Similar to PD disaggregation, initiating a migration also depends on the KV connector (commonly activated by specifying the --kv-transfer-config parameter. And to enable migration triggering, the existing connector interfaces must be extended. This extension involves adding new interfaces  specifically for initiating migration tasks. Both Mooncake Connector and Hybrid Connector are currently supported.

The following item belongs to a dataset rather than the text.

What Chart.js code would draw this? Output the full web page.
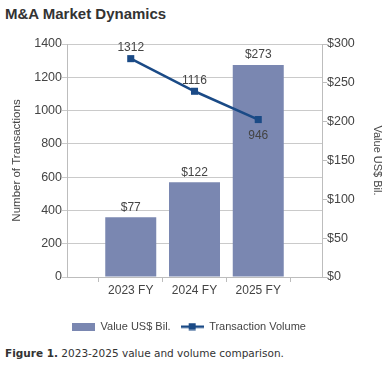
<!DOCTYPE html>
<html>
<head>
<meta charset="utf-8">
<script src="https://cdn.jsdelivr.net/npm/chart.js@4.4.1/dist/chart.umd.min.js"></script>
<style>
  html, body { margin: 0; padding: 0; background: #fff; }
  body { width: 390px; height: 380px; position: relative; overflow: hidden; }
  #title { position: absolute; left: 5px; top: 6px; font: bold 15px/16px "Liberation Sans", Arial, sans-serif; color: #333; }
  #wrap { position: absolute; left: 0; top: 30px; width: 390px; height: 312px; }
  #caption { position: absolute; left: 5px; top: 346px; font: 10.5px/14px "DejaVu Sans", Verdana, sans-serif; color: #333; white-space: nowrap; }
</style>
</head>
<body>
<div id="title">M&amp;A Market Dynamics</div>
<div id="wrap"><canvas id="chart"></canvas></div>
<div id="caption"><b>Figure 1.</b> 2023-2025 value and volume comparison.</div>
<script>
const categories = ['2023 FY', '2024 FY', '2025 FY'];
const valueBil = [77, 122, 273];
const transactions = [1312, 1116, 946];
const leftTicks = [0, 200, 400, 600, 800, 1000, 1200, 1400];
const rightTicks = [0, 50, 100, 150, 200, 250, 300];
// which volume labels sit under their point instead of above
const volumeLabelBelow = [false, false, true];

const barColor = '#7a87b1';
const lineColor = '#1a4a86';
const textColor = '#444';
const fontFamily = '"Liberation Sans", Arial, sans-serif';

// half an empty slot on each side of the categories, like the original
const pad = arr => [null].concat(arr, [null]);
const labels = [''].concat(categories, ['']);

function makeIcon(w, h, draw) {
    let c = document.createElement('canvas');
    c.width = w;
    c.height = h;
    draw(c.getContext('2d'));
    return c;
}

const barIcon = makeIcon(23, 8, function(g) {
    g.fillStyle = barColor;
    g.fillRect(0, 0, 23, 8);
});
const lineIcon = makeIcon(23, 8, function(g) {
    g.fillStyle = lineColor;
    g.fillRect(0, 3, 23, 2.5);
    g.fillRect(8, 0.5, 7, 7);
});

const valueLabels = {
    id: 'valueLabels',
    afterDatasetsDraw(chart) {
        let ctx = chart.ctx;
        ctx.save();
        ctx.font = '12px ' + fontFamily;
        ctx.fillStyle = textColor;
        ctx.textAlign = 'center';
        ctx.textBaseline = 'middle';

        let bars = chart.getDatasetMeta(0).data;
        bars.forEach(function(bar, i) {
            let v = chart.data.datasets[0].data[i];
            if (v == null) return;
            ctx.fillText('$' + v, bar.x, bar.y - 10);
        });

        let points = chart.getDatasetMeta(1).data;
        points.forEach(function(pt, i) {
            let v = chart.data.datasets[1].data[i];
            if (v == null) return;
            let below = volumeLabelBelow[i - 1];
            ctx.fillText(String(v), pt.x, below ? pt.y + 16 : pt.y - 11);
        });
        ctx.restore();
    }
};

Chart.defaults.font.family = fontFamily;
Chart.defaults.color = textColor;

new Chart(document.getElementById('chart'), {
    type: 'bar',
    data: {
        labels: labels,
        datasets: [{
            type: 'bar',
            label: 'Value US$ Bil.',
            data: pad(valueBil),
            backgroundColor: barColor,
            yAxisID: 'y1',
            categoryPercentage: 0.8,
            barPercentage: 1.0,
            order: 1
        }, {
            type: 'line',
            label: 'Transaction Volume',
            data: pad(transactions),
            borderColor: lineColor,
            backgroundColor: lineColor,
            borderWidth: 2.5,
            pointStyle: 'rect',
            pointRadius: 5,
            pointBorderWidth: 0,
            yAxisID: 'y',
            order: 0
        }]
    },
    options: {
        responsive: true,
        maintainAspectRatio: false,
        animation: false,
        // right padding pulls the legend a bit left, as in the original
        layout: { padding: { top: 14, right: 12 } },
        plugins: {
            tooltip: { enabled: false },
            legend: {
                position: 'bottom',
                labels: {
                    usePointStyle: true,
                    pointStyleWidth: 23,
                    font: { size: 11 },
                    color: textColor,
                    padding: 10,
                    generateLabels: function(chart) {
                        return chart.data.datasets.map(function(ds, i) {
                            return {
                                text: ds.label,
                                datasetIndex: i,
                                pointStyle: i === 0 ? barIcon : lineIcon,
                                fillStyle: i === 0 ? barColor : lineColor,
                                strokeStyle: i === 0 ? barColor : lineColor,
                                lineWidth: 0,
                                hidden: false,
                                fontColor: textColor
                            };
                        });
                    }
                }
            }
        },
        scales: {
            x: {
                offset: false,
                grid: { drawOnChartArea: false, tickLength: 5, color: '#bdbdbd' },
                border: { color: '#bdbdbd' },
                ticks: { font: { size: 12 }, padding: 1, maxRotation: 0, autoSkip: false },
                afterFit: function(s) { s.height = 34; }
            },
            y: {
                position: 'left',
                min: 0,
                max: 1400,
                afterBuildTicks: function(s) { s.ticks = leftTicks.map(v => ({ value: v })); },
                grid: { color: '#cacaca', tickLength: 5 },
                border: { color: '#bdbdbd' },
                ticks: { font: { size: 12.5 }, padding: 0, callback: v => String(v) },
                title: { display: true, text: 'Number of Transactions', font: { size: 11.5 }, padding: { top: 10, bottom: 0 } },
                afterFit: function(s) { s.width = 67; }
            },
            y1: {
                position: 'right',
                min: 0,
                max: 300,
                afterBuildTicks: function(s) { s.ticks = rightTicks.map(v => ({ value: v })); },
                grid: { drawOnChartArea: false, tickLength: 5, color: '#bdbdbd' },
                border: { color: '#bdbdbd' },
                ticks: { font: { size: 12.5 }, padding: 0, callback: v => '$' + v },
                title: { display: true, text: 'Value US$ Bil.', font: { size: 11 }, padding: { top: -6, bottom: 0 } },
                afterFit: function(s) { s.width = 56; }
            }
        }
    },
    plugins: [valueLabels]
});
</script>
</body>
</html>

KV connector implementation#

KV connector extension#

To enable migration, we will extend the KV connector’s interfaces and add migration-triggering logic within the enginecore’s main loop. The key logic is inserted at kvconn_outputs = kvconn.step(), which is responsible for processing incoming migration requests. We added RPC handlers to the KV connector to process migrate-in requests and pre-allocate KV blocks. After the KV cache is successfully transferred, the request will be added to the scheduler’s waiting list.

Bypass-migration#

To reduce migration overhead and to support failover-triggered migration, we introduced a bypass path that operates independently of the enginecore’s main loop, handling both triggering and execution asynchronously.

Token forwarding#

token_forward

API Server Address-Aware#

To enable token forwarding back to the original requesting EngineClient, every request carries the address of LlumnixClient. When a request is received by the API server, LlumnixClient stores a ZMQ address within the request’s metadata, and this metadata is then propagated to the EngineCore. The address is maintained throughout the request’s lifecycle and it is not altered, regardless of any migration that happens.

Abort Request Handling#

In situations where requests are subject to migration, a challenge emerges: the original EngineClient might issue an abort command, or the request’s output could trigger a stop string. To correctly handle this, LlumnixClient is required to first send an Abort RPC to Llumlet, leveraging the Llumlet address provided within the EngineCoreOutput. Subsequently, Llumlet will forward this abort request to the EngineCore.